Obviously, I think its good that people are showing up to shows like this, and, obviously, I'm happy for the BCGF people that their show was such a rousing success. But I also want to say that I don't think that the organizers were prepared for the kind of crowd they were going to get: the day's first panel, which featured Spiegelman and Ware, was standing room only, and a few people were sitting in the Knitting Factory's bar and listening in to the discussion as it was going on. Kartalopoulos, for his part, seemed  genuinely surprised that there was going to be such good turnout for Art Spiegelman and Chris Ware. I don't really know how to explain that. I want to like BCGF, I really do, but unless they move venues next year I don't think I'll be going again.

What I might go to, though, are happenings associated with festival but outside of the exhibitor hall.

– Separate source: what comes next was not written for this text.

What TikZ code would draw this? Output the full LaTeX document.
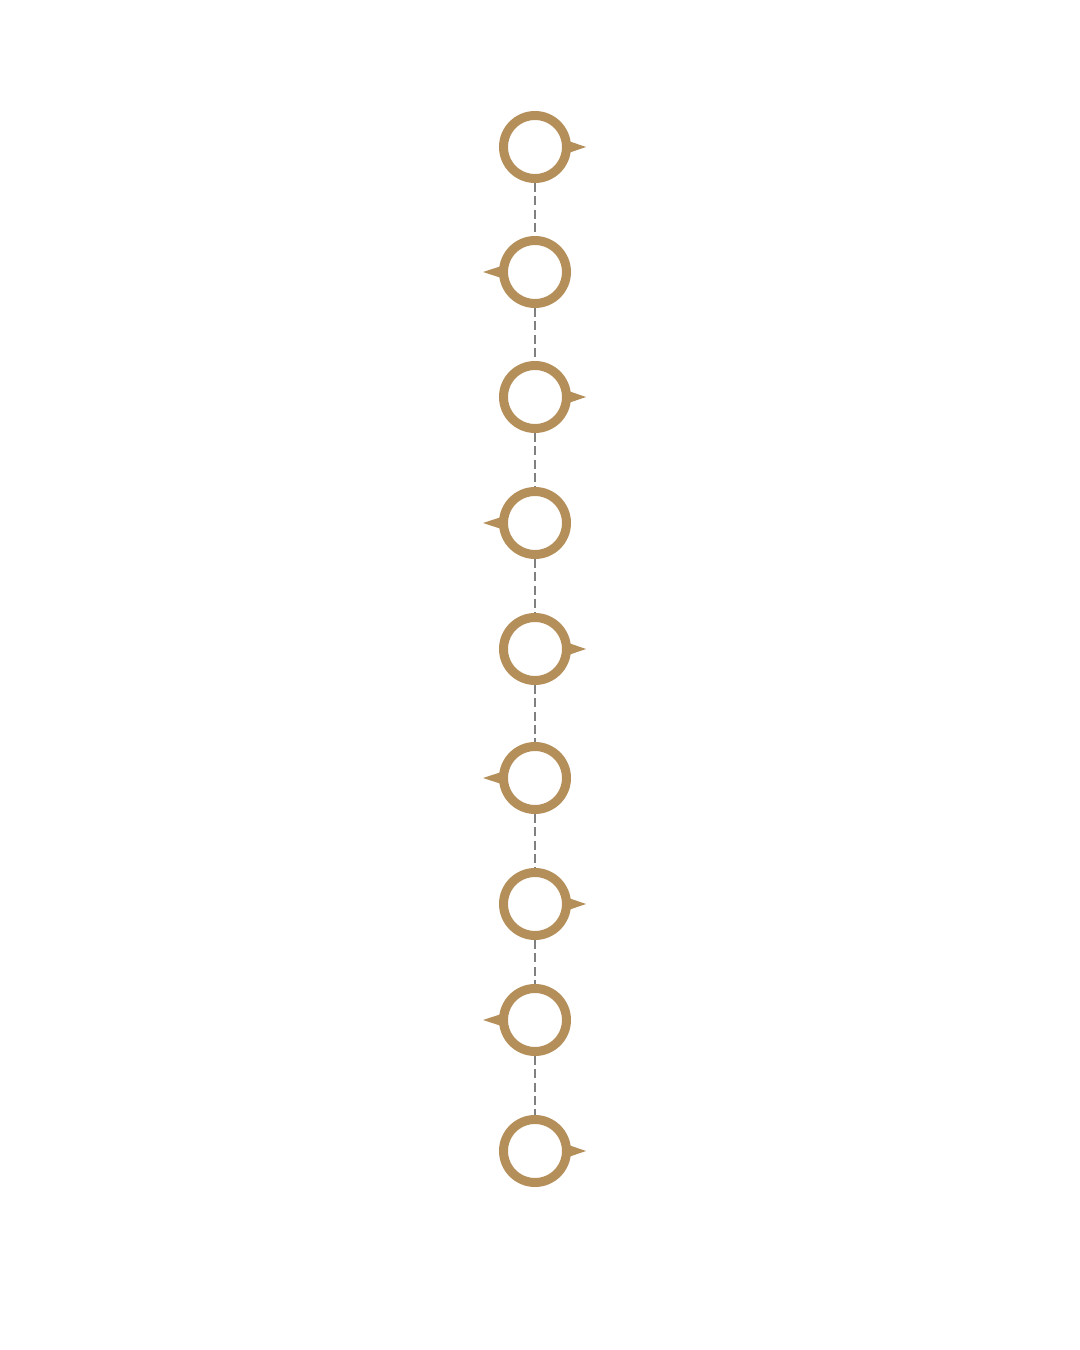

I thought all of the events and showings that I attended were excellent, and over the next few weeks I want to pick apart a few of things that Chris Ware and Art Spiegelman said in that first panel, as well as think about the gallery settings for the work of Lilli Carre and Blexbolex which, as always, is an exceedingly difficult venue in which to approach comics as a kind of readable art. I first wrote about Carre's art in a gallery context almost two years ago, and its going to be satisfying to approach again, particularly since the work she showed at Desert Island comics was much more appropriate for gallery walls that what I saw before. The work of Blexbolex and Oliver Schrauwen was similarly suited for viewing in this way, although, I think, for much different reasons, and I'll talk about that too.



All of this is to say that I think BCGF was extremely stimulating from an intellectual point of view, so much so that I'm going to spend some time writing about it, but that I wish that it had done a better job of allowing for the serendipity of discovery at the tables of the people who had come to share their work.